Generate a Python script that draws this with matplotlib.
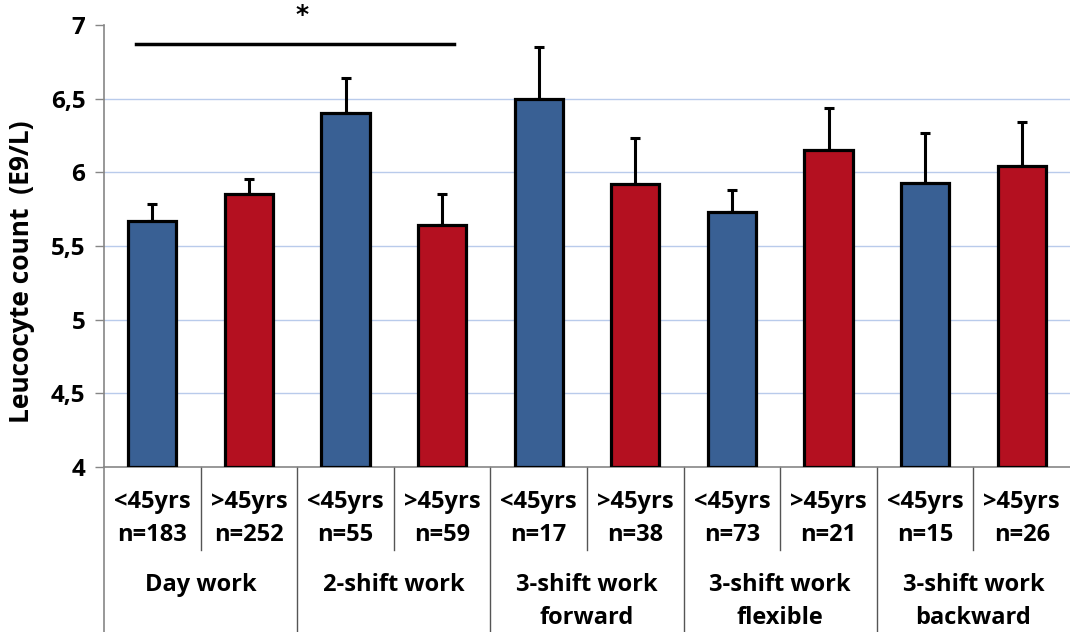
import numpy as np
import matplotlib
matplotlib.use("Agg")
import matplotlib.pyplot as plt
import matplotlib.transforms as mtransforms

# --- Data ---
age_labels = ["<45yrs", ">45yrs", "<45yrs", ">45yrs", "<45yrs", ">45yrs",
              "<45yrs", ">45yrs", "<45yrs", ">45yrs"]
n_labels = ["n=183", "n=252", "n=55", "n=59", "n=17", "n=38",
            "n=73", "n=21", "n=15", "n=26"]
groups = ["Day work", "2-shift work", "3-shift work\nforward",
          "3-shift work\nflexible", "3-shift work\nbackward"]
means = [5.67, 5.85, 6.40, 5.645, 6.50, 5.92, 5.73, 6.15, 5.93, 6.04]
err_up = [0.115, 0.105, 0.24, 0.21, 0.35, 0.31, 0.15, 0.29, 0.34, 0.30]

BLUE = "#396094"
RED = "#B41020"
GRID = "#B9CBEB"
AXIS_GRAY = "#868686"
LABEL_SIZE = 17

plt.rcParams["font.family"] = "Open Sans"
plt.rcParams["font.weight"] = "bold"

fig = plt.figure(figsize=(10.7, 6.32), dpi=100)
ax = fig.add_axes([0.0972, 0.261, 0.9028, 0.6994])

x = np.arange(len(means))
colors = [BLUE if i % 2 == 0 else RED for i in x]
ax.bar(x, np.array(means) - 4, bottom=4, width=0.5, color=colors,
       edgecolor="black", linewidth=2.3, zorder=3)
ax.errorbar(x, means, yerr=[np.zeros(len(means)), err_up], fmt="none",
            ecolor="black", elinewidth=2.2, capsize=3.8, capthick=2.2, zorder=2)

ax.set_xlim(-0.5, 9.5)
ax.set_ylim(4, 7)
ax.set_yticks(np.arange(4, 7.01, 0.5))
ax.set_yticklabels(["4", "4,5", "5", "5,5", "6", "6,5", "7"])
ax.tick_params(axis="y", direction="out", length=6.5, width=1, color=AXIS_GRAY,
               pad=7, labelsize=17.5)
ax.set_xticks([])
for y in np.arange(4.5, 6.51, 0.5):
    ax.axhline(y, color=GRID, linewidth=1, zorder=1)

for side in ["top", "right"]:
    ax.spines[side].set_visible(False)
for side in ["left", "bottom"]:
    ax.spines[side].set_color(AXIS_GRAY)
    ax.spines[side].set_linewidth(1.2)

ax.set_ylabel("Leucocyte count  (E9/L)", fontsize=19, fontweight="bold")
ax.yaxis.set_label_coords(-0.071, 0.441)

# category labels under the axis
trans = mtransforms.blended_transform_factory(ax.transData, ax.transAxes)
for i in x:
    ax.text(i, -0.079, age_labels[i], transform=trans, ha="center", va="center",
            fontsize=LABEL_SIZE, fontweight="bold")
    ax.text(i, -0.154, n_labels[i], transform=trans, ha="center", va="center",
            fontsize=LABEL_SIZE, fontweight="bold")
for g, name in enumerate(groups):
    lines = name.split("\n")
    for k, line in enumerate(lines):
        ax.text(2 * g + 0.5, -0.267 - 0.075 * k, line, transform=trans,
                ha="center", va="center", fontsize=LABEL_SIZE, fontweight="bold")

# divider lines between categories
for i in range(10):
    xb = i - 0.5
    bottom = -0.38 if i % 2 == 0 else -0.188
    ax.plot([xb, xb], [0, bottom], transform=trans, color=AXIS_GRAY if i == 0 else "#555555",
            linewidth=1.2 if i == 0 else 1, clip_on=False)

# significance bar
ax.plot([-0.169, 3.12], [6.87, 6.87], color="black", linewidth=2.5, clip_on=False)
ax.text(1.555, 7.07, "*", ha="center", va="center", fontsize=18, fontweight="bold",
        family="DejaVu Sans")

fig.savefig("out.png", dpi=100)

▶ _GIVEN REQUEST_
In the lines above, locate the string "matplotlib". Copy every line where it occurs.

▶ _REPLY TO THE TASK_
Generate a Python script that draws this with matplotlib.
import matplotlib
matplotlib.use("Agg")
import matplotlib.pyplot as plt
import matplotlib.transforms as mtransforms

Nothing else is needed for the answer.